Code that draws figures:

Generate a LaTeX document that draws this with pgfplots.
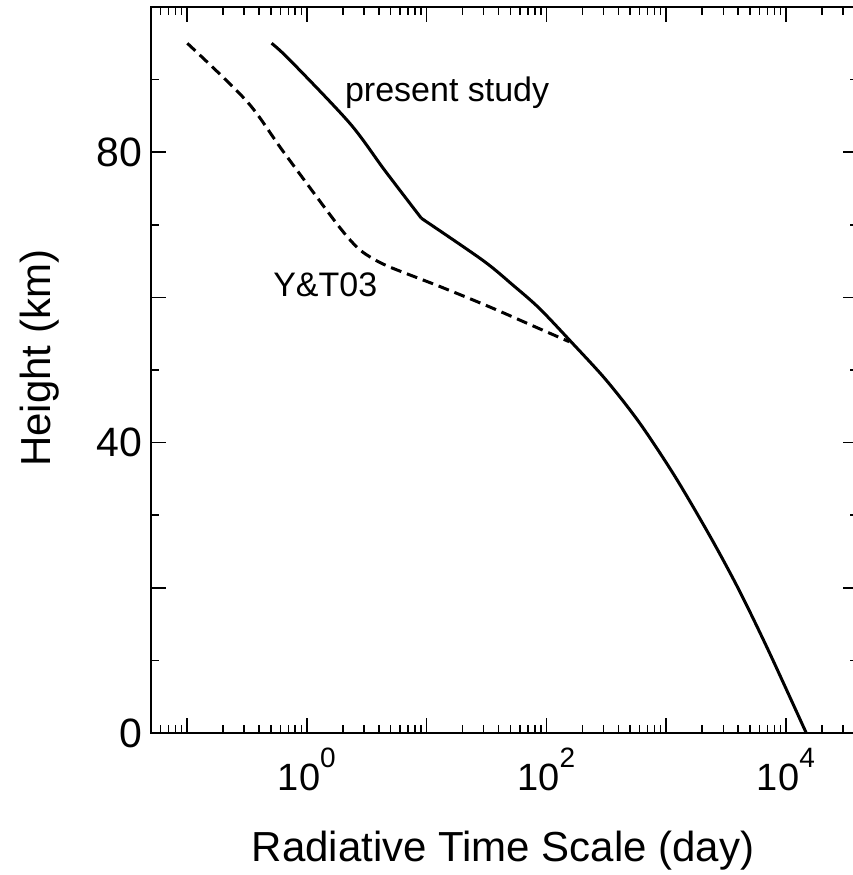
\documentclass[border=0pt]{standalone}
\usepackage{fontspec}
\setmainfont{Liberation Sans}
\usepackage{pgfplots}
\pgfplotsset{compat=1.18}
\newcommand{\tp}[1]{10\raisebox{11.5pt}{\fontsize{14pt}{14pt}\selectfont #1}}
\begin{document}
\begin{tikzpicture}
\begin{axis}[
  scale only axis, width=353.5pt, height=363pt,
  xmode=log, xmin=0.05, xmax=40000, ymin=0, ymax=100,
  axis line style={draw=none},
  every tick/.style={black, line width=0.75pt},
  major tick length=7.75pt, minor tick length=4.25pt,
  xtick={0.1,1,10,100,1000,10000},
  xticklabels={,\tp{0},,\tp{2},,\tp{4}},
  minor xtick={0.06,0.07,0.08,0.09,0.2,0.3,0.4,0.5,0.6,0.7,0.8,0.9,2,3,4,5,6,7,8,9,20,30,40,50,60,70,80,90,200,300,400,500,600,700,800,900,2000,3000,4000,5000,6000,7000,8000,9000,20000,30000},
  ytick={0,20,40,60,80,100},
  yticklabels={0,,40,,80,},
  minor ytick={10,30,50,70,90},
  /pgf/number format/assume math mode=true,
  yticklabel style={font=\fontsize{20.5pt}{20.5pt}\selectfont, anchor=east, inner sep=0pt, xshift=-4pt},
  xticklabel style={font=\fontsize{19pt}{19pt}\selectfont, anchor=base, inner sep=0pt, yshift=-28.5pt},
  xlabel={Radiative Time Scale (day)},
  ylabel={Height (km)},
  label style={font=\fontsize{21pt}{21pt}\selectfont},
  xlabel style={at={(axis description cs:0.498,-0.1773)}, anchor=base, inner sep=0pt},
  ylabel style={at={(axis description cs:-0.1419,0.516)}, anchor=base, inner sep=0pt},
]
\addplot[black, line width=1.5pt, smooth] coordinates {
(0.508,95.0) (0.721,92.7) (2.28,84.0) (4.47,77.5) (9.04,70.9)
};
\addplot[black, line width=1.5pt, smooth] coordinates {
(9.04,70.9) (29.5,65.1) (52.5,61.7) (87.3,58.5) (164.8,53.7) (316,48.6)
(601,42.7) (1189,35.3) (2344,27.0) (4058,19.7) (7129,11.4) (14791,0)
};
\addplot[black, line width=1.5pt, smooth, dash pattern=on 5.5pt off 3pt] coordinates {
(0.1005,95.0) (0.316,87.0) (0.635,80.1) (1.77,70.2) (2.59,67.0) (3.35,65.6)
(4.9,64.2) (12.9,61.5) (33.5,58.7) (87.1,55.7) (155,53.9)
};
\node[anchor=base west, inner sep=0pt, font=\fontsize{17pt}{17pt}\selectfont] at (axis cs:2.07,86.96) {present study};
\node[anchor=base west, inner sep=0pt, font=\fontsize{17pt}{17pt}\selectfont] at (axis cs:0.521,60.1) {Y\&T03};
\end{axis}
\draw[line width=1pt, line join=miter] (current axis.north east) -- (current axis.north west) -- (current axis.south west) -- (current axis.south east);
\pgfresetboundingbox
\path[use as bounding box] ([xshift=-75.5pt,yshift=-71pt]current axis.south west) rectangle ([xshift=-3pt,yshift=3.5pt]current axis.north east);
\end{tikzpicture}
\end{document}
==
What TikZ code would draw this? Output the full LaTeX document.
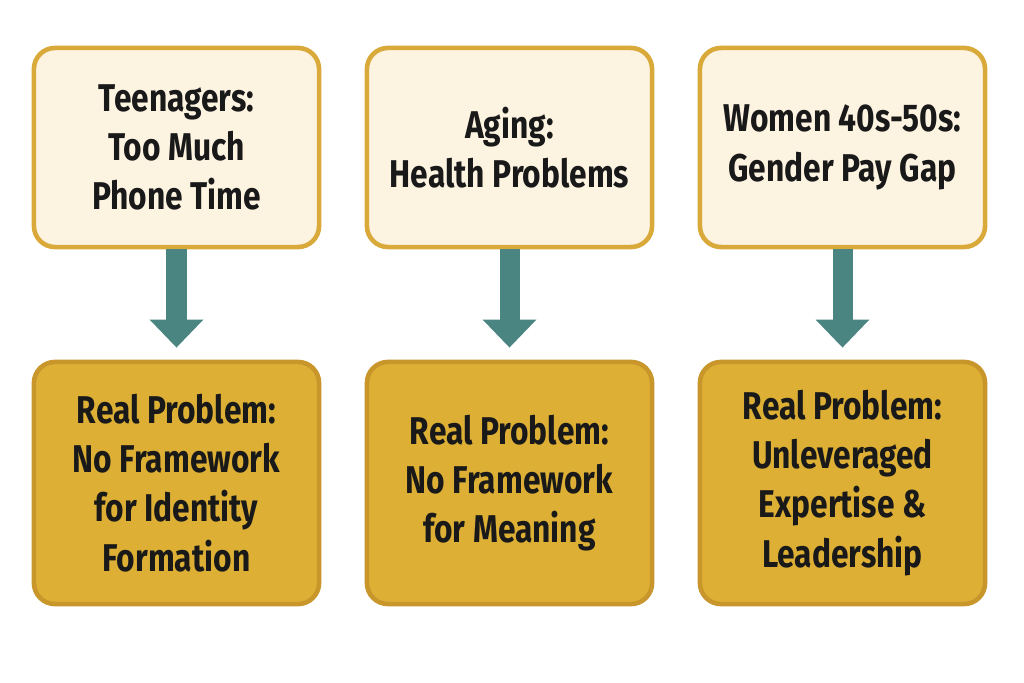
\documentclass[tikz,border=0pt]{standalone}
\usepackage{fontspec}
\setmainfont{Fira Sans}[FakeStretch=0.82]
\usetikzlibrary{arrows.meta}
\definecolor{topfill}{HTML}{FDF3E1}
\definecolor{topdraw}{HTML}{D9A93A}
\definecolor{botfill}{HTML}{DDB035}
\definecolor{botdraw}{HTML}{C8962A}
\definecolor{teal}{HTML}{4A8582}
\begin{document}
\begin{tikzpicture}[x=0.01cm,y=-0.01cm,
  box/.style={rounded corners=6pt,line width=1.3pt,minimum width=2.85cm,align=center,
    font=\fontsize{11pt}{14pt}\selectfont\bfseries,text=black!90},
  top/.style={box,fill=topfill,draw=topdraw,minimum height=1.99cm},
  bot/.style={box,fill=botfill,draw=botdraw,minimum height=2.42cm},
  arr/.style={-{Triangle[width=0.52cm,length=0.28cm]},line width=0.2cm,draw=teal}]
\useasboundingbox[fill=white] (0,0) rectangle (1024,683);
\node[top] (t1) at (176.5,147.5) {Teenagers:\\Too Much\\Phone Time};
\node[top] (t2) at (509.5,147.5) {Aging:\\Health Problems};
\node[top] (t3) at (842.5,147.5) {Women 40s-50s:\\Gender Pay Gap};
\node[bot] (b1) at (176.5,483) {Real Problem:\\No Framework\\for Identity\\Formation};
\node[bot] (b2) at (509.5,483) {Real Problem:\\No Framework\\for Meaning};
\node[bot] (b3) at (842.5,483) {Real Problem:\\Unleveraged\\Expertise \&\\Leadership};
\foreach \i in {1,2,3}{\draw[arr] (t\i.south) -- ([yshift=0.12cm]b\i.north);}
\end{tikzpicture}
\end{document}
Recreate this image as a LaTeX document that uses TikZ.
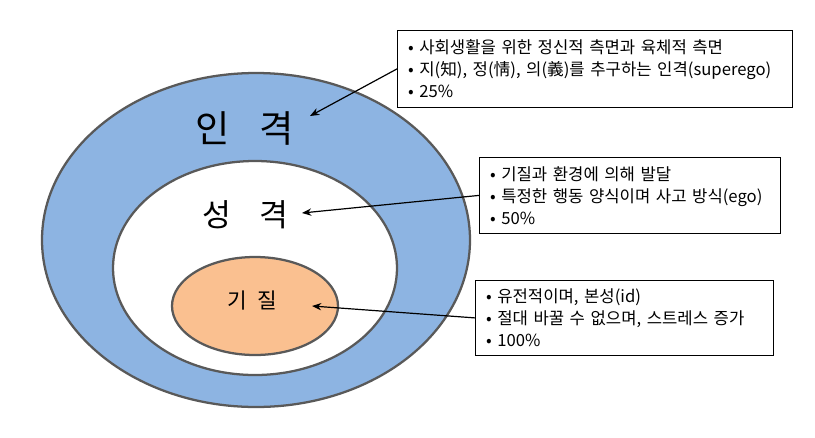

## Directions
Tell how many lines in the material contain the word "LaTeX". Only the number is wanted.

## Exercise output
3